*DIRECTIONS FOR THIS TASK:*
Please quote every line word for word.

Begin INFORMATION SHOWN

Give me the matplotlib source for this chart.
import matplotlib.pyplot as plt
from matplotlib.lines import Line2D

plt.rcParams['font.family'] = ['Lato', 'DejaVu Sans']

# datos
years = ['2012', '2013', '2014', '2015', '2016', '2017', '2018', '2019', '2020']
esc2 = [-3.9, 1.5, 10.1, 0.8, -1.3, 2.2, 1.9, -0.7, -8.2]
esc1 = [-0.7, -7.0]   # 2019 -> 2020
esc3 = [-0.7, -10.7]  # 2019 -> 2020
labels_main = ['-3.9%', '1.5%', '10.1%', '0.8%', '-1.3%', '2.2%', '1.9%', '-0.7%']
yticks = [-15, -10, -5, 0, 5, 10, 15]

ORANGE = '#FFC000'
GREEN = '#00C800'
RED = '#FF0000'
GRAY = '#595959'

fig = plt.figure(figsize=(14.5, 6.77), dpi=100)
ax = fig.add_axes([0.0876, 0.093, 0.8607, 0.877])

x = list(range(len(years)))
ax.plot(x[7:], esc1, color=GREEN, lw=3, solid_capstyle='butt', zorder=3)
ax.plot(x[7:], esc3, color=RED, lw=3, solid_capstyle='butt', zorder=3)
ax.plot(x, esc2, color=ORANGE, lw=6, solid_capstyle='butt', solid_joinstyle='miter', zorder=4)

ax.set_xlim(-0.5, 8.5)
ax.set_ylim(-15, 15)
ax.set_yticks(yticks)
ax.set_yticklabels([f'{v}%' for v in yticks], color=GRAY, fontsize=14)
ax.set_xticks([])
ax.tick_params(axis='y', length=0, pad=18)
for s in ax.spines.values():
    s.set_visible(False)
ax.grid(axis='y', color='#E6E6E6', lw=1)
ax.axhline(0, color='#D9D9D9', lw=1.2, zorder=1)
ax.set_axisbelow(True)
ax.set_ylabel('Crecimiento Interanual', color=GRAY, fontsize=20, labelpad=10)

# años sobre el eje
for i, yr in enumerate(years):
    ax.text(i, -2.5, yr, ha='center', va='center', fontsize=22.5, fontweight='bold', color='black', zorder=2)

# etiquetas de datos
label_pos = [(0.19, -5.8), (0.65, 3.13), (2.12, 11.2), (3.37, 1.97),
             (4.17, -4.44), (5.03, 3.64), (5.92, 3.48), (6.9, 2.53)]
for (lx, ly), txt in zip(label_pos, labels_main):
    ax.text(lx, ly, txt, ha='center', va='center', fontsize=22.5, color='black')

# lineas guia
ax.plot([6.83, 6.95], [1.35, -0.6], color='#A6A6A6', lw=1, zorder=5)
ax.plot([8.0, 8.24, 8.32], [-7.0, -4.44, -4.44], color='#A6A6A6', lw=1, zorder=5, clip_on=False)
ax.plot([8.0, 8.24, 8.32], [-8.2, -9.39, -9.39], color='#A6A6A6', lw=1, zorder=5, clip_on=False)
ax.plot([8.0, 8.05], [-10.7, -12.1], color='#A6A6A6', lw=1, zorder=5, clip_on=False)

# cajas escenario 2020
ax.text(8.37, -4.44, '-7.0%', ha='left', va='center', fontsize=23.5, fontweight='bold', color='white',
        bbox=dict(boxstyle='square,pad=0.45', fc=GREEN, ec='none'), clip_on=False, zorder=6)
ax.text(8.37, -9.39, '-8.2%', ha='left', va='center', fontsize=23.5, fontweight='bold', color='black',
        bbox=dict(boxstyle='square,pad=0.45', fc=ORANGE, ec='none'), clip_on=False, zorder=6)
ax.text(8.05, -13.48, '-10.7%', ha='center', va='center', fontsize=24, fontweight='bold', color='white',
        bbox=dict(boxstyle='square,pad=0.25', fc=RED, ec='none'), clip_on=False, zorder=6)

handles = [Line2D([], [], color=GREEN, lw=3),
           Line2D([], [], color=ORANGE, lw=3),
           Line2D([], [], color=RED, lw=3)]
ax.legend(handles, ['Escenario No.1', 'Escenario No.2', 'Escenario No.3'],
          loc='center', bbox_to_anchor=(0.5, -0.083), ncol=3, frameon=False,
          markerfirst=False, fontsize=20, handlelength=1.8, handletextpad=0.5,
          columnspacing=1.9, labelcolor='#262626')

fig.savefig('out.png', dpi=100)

End INFORMATION SHOWN

*EXPECTED ANSWER:*
Give me the matplotlib source for this chart.
import matplotlib.pyplot as plt
from matplotlib.lines import Line2D

plt.rcParams['font.family'] = ['Lato', 'DejaVu Sans']

# datos
years = ['2012', '2013', '2014', '2015', '2016', '2017', '2018', '2019', '2020']
esc2 = [-3.9, 1.5, 10.1, 0.8, -1.3, 2.2, 1.9, -0.7, -8.2]
esc1 = [-0.7, -7.0]   # 2019 -> 2020
esc3 = [-0.7, -10.7]  # 2019 -> 2020
labels_main = ['-3.9%', '1.5%', '10.1%', '0.8%', '-1.3%', '2.2%', '1.9%', '-0.7%']
yticks = [-15, -10, -5, 0, 5, 10, 15]

ORANGE = '#FFC000'
GREEN = '#00C800'
RED = '#FF0000'
GRAY = '#595959'

fig = plt.figure(figsize=(14.5, 6.77), dpi=100)
ax = fig.add_axes([0.0876, 0.093, 0.8607, 0.877])

x = list(range(len(years)))
ax.plot(x[7:], esc1, color=GREEN, lw=3, solid_capstyle='butt', zorder=3)
ax.plot(x[7:], esc3, color=RED, lw=3, solid_capstyle='butt', zorder=3)
ax.plot(x, esc2, color=ORANGE, lw=6, solid_capstyle='butt', solid_joinstyle='miter', zorder=4)

ax.set_xlim(-0.5, 8.5)
ax.set_ylim(-15, 15)
ax.set_yticks(yticks)
ax.set_yticklabels([f'{v}%' for v in yticks], color=GRAY, fontsize=14)
ax.set_xticks([])
ax.tick_params(axis='y', length=0, pad=18)
for s in ax.spines.values():
    s.set_visible(False)
ax.grid(axis='y', color='#E6E6E6', lw=1)
ax.axhline(0, color='#D9D9D9', lw=1.2, zorder=1)
ax.set_axisbelow(True)
ax.set_ylabel('Crecimiento Interanual', color=GRAY, fontsize=20, labelpad=10)

# años sobre el eje
for i, yr in enumerate(years):
    ax.text(i, -2.5, yr, ha='center', va='center', fontsize=22.5, fontweight='bold', color='black', zorder=2)

# etiquetas de datos
label_pos = [(0.19, -5.8), (0.65, 3.13), (2.12, 11.2), (3.37, 1.97),
             (4.17, -4.44), (5.03, 3.64), (5.92, 3.48), (6.9, 2.53)]
for (lx, ly), txt in zip(label_pos, labels_main):
    ax.text(lx, ly, txt, ha='center', va='center', fontsize=22.5, color='black')

# lineas guia
ax.plot([6.83, 6.95], [1.35, -0.6], color='#A6A6A6', lw=1, zorder=5)
ax.plot([8.0, 8.24, 8.32], [-7.0, -4.44, -4.44], color='#A6A6A6', lw=1, zorder=5, clip_on=False)
ax.plot([8.0, 8.24, 8.32], [-8.2, -9.39, -9.39], color='#A6A6A6', lw=1, zorder=5, clip_on=False)
ax.plot([8.0, 8.05], [-10.7, -12.1], color='#A6A6A6', lw=1, zorder=5, clip_on=False)

# cajas escenario 2020
ax.text(8.37, -4.44, '-7.0%', ha='left', va='center', fontsize=23.5, fontweight='bold', color='white',
        bbox=dict(boxstyle='square,pad=0.45', fc=GREEN, ec='none'), clip_on=False, zorder=6)
ax.text(8.37, -9.39, '-8.2%', ha='left', va='center', fontsize=23.5, fontweight='bold', color='black',
        bbox=dict(boxstyle='square,pad=0.45', fc=ORANGE, ec='none'), clip_on=False, zorder=6)
ax.text(8.05, -13.48, '-10.7%', ha='center', va='center', fontsize=24, fontweight='bold', color='white',
        bbox=dict(boxstyle='square,pad=0.25', fc=RED, ec='none'), clip_on=False, zorder=6)

handles = [Line2D([], [], color=GREEN, lw=3),
           Line2D([], [], color=ORANGE, lw=3),
           Line2D([], [], color=RED, lw=3)]
ax.legend(handles, ['Escenario No.1', 'Escenario No.2', 'Escenario No.3'],
          loc='center', bbox_to_anchor=(0.5, -0.083), ncol=3, frameon=False,
          markerfirst=False, fontsize=20, handlelength=1.8, handletextpad=0.5,
          columnspacing=1.9, labelcolor='#262626')

fig.savefig('out.png', dpi=100)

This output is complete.